EDITORIALS

Settle for simplicity

Let’s accept defeat gracefully

— THE DREAM of a national landmark of a bridge in the middle of Arkansas, à la St. Louis’ Gateway Arch, was laid to rest last Thursday night by the Pulaski County Quorum Court, The Hon. Buddy Villines presiding.

The dear departed passed away after a long and debilitating illness. Bit by bit, the vision faded despite all efforts at resuscitation, a victim of the wasting illness called lack of imagination, aggravated by a bureaucratic inertia and, finally, a failure of will. And where there’s no will, there’s no way.

If there are any further ceremonies, they’ll be graveside ones with only a few mourners in attendance. Honorary pallbearers include all who were loyal friends to the end. It won’t be the first time a shining dream born in hope had to be laid to rest. This one fell victim, like so many dreams, not so much to direct opposition as widespread apathy, which can be epidemic in hard times.

Some of us will again mourn the death of the dream, but its doom was sealed some time ago. These were but the last rites, and survivors can take some comfort in the final, expanded shape of the bridge, which will be saved from utter mediocrity, if just barely, by a double-arched (basket) design.

A useful addition or two has also been made, too, like a wider lane for bicycles. It’s a small victory for safety-but no victory for safety is small if you’re the one riding the bike or a driver needing to get past.

The additional features will cost additional money-$20 million-but the investment is worth it to turn what’s left of the dream into a serviceable bridge with an additional arch and safety feature or two.

No one, including a good man and persistent builder like Buddy Villines, can turn this sow’s ear into a silk purse, which is why he shouldn’t try, but settle for a practical compromise without trying to pass it off as some kind of esthetic triumph.

Let it be noted that not all the members of the quorum court who voted for the bridge’s new double-arch design were sold on the county judge’s plan to cosmeticize the remains of the dream by painting it red-white-and-blue. As if to add bad taste to a mediocre design. (What, no John Philip Sousa march playing at all hours of the day and night to accompany the cacophony of traffic?)

The dream’s anticlimactic end-maybe winding-down would be a better term for it-should not be allowed to pass without paying our compliments to Judge Villines, a hard-pressed public servant who did his best to resist all that pressure from the state’s Highway Department, where dreams go to die. It’s full of the kind of gradgrinds whose idea of grace and beauty begins and, more often, ends with a ledger book.

Let it be noted that the county judge does have a work of vision and grace to his considerable credit, the sweeping Big Dam Bridge, a boon to bikers and hikers and just see-ers who visit it from all over the state and beyond. And for good reason.
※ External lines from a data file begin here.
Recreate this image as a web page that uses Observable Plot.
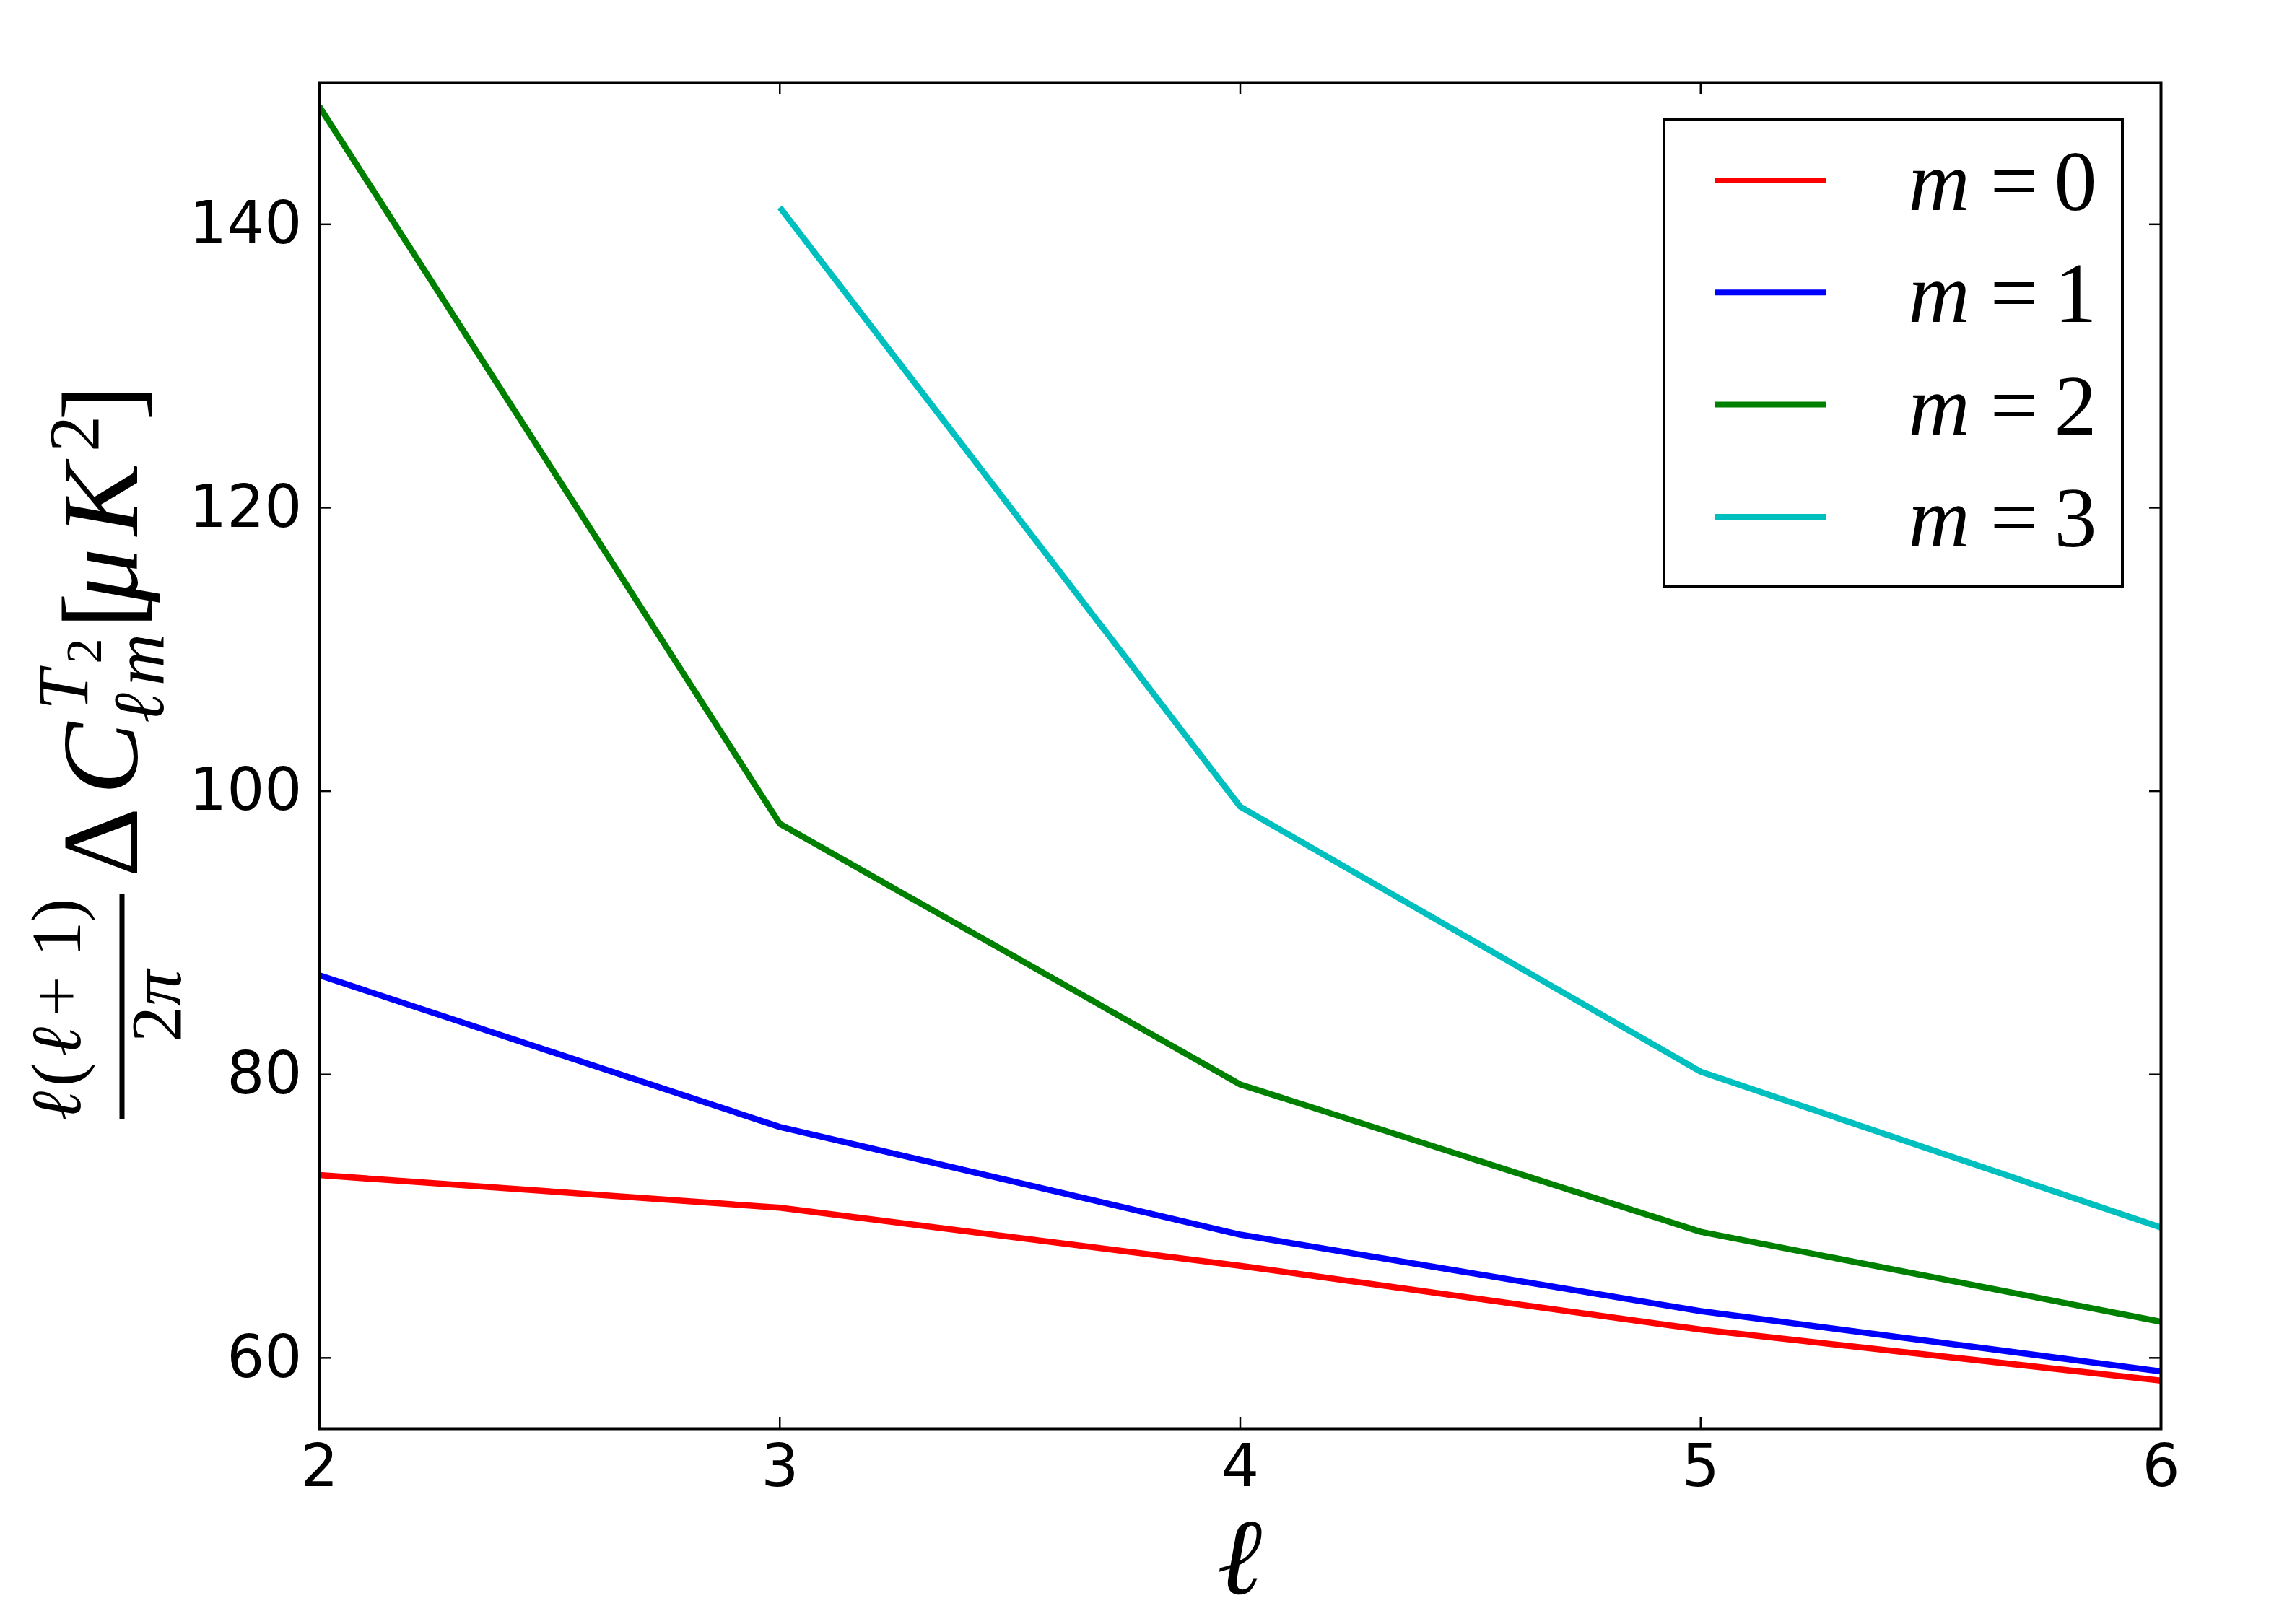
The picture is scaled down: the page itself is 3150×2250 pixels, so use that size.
<!DOCTYPE html>
<html><head><meta charset="utf-8">
<script src="https://cdn.jsdelivr.net/npm/d3@7"></script>
<script src="https://cdn.jsdelivr.net/npm/@observablehq/plot@0.6"></script>
<style>html,body{margin:0;padding:0;background:#fff}</style>
</head><body><div id="chart"></div>
<script>
// ---- data ----
const ells = [2, 3, 4, 5, 6];
const m0 = [72.9, 70.6, 66.5, 62.0, 58.4];
const m1 = [87.0, 76.3, 68.7, 63.3, 59.05];
const m2 = [148.3, 97.7, 79.3, 68.9, 62.55];
const m3 = [null, 141.2, 98.9, 80.2, 69.2];
const seriesNames = ["m = 0", "m = 1", "m = 2", "m = 3"];
const seriesColors = ["#ff0000", "#0000ff", "#008000", "#00bfbf"];
const xTicks = [2, 3, 4, 5, 6];
const yTicks = [60, 80, 100, 120, 140];
const xDomain = [2, 6];
const yDomain = [55, 150];

const rows = [];
[m0, m1, m2, m3].forEach((vals, i) => vals.forEach((v, j) => {
  if (v != null) rows.push({ell: ells[j], v, s: seriesNames[i]});
}));

const W = 3150, H = 2250, mL = 442, mR = 157, mT = 114, mB = 271;
const pw = W - mL - mR, ph = H - mT - mB;
const tickLen = 16;

const chart = Plot.plot({
  width: W, height: H,
  marginLeft: mL, marginRight: mR, marginTop: mT, marginBottom: mB,
  x: {domain: xDomain},
  y: {domain: yDomain},
  color: {domain: seriesNames, range: seriesColors},
  style: {background: "white", fontFamily: "DejaVu Sans", color: "black"},
  marks: [
    Plot.line(rows, {x: "ell", y: "v", stroke: "s", z: "s", strokeWidth: 8.5, clip: true,
                     strokeLinejoin: "round", strokeLinecap: "butt"}),
    Plot.tickX(xTicks, {x: d => d, insetTop: ph - tickLen, stroke: "black", strokeWidth: 2.5}),
    Plot.tickX(xTicks, {x: d => d, insetBottom: ph - tickLen, stroke: "black", strokeWidth: 2.5}),
    Plot.tickY(yTicks, {y: d => d, insetRight: pw - tickLen, stroke: "black", strokeWidth: 2.5}),
    Plot.tickY(yTicks, {y: d => d, insetLeft: pw - tickLen, stroke: "black", strokeWidth: 2.5}),
    Plot.frame({stroke: "black", strokeWidth: 4}),
    Plot.axisX({ticks: xTicks, tickFormat: d3.format("d"), tickSize: 0, tickPadding: 21, fontSize: 82, label: null}),
    Plot.axisY({ticks: yTicks, tickFormat: d3.format("d"), tickSize: 0, tickPadding: 24, fontSize: 82, label: null})
  ]
});
document.getElementById("chart").appendChild(chart);
const svgEl = chart.tagName.toLowerCase() === "svg" ? chart : chart.querySelector("svg");
const svg = d3.select(svgEl);

function txt(g, x, y, size, str, italic) {
  return g.append("text").attr("x", x).attr("y", y).attr("text-anchor", "middle")
    .attr("font-family", "Liberation Serif").attr("font-size", size)
    .attr("font-style", italic ? "italic" : "normal").attr("fill", "black").text(str);
}

// ---- legend ----
const lg = svg.append("g");
lg.append("rect").attr("x", 2305).attr("y", 165).attr("width", 635).attr("height", 647)
  .attr("fill", "white").attr("stroke", "black").attr("stroke-width", 4);
seriesNames.forEach((n, i) => {
  const cy = 250 + i * 155.3;
  lg.append("line").attr("x1", 2375).attr("x2", 2529).attr("y1", cy).attr("y2", cy)
    .attr("stroke", seriesColors[i]).attr("stroke-width", 8);
  const parts = n.split(" ");
  txt(lg, 2686, cy + 41, 118, parts[0], true);
  txt(lg, 2790, cy + 41, 118, parts[1], false);
  txt(lg, 2875, cy + 41, 118, parts[2], false);
});

// ---- x label ----
txt(svg, 1717, 2208, 150, "ℓ", true);

// ---- y label (rotated math) ----
const yl = svg.append("g").attr("transform", "translate(0,1551) rotate(-90)");
// numerator l(l+1)
txt(yl, 19, 111, 98, "ℓ", true);
txt(yl, 62, 111, 98, "(", false);
txt(yl, 108, 111, 98, "ℓ", true);
txt(yl, 171, 111, 98, "+", false);
txt(yl, 250, 111, 98, "1", false);
txt(yl, 290, 111, 98, ")", false);
yl.append("line").attr("x1", 0).attr("x2", 312).attr("y1", 169).attr("y2", 169)
  .attr("stroke", "black").attr("stroke-width", 7);
// denominator 2π
txt(yl, 132, 250, 100, "2", false);
txt(yl, 182, 250, 100, "π", true);
// ΔC
txt(yl, 384, 190, 150, "Δ", false);
txt(yl, 500, 190, 150, "C", true);
txt(yl, 595, 121, 100, "T", true);
txt(yl, 649, 140, 70, "2", false);
txt(yl, 570, 226, 100, "ℓ", true);
txt(yl, 637, 226, 100, "m", true);
// [μK²]
txt(yl, 705, 190, 150, "[", false);
txt(yl, 754, 190, 150, "μ", true);
txt(yl, 859, 190, 150, "K", true);
txt(yl, 950, 136, 100, "2", false);
txt(yl, 993, 190, 150, "]", false);
</script>
</body></html>
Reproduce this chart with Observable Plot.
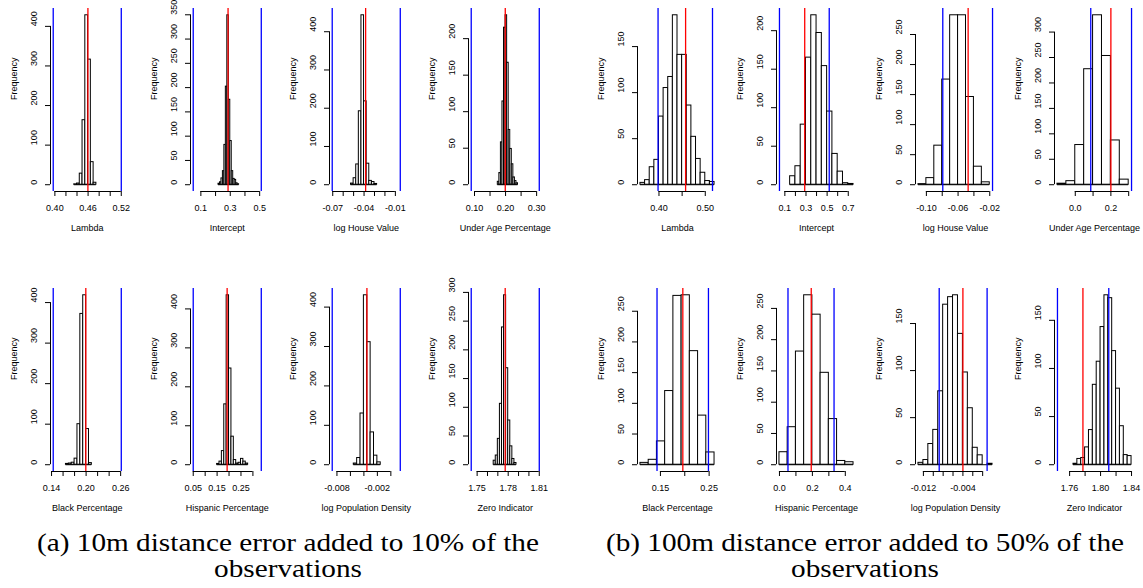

As for our state highway planners, they’re so good at meeting a deadline, everything else-like the quality of what they meet it with-may be a secondary consideration, if it’s any consideration at all.

If the public must settle for this less ambitious bridge, let’s keep it as simple and graceful as possible-rather than try to cover lowered expectations with a show of patriotism.

Despite the sales job Buddy Villines has done for his showy idea, we are not amused, let alone inspired. Good try, Judge, but stop trying so hard. Let the dream die in peace instead of with a brass band in attendance and the national colors splashed on its drab successor.

Ostentation is no consolation for a great opportunity lost. It only makes the loss worse by calling attention to it. It was Dr. Johnson who said patriotism was the last refuge of a scoundrel; let’s not make it the first refuge of bridgebuilders without real vision.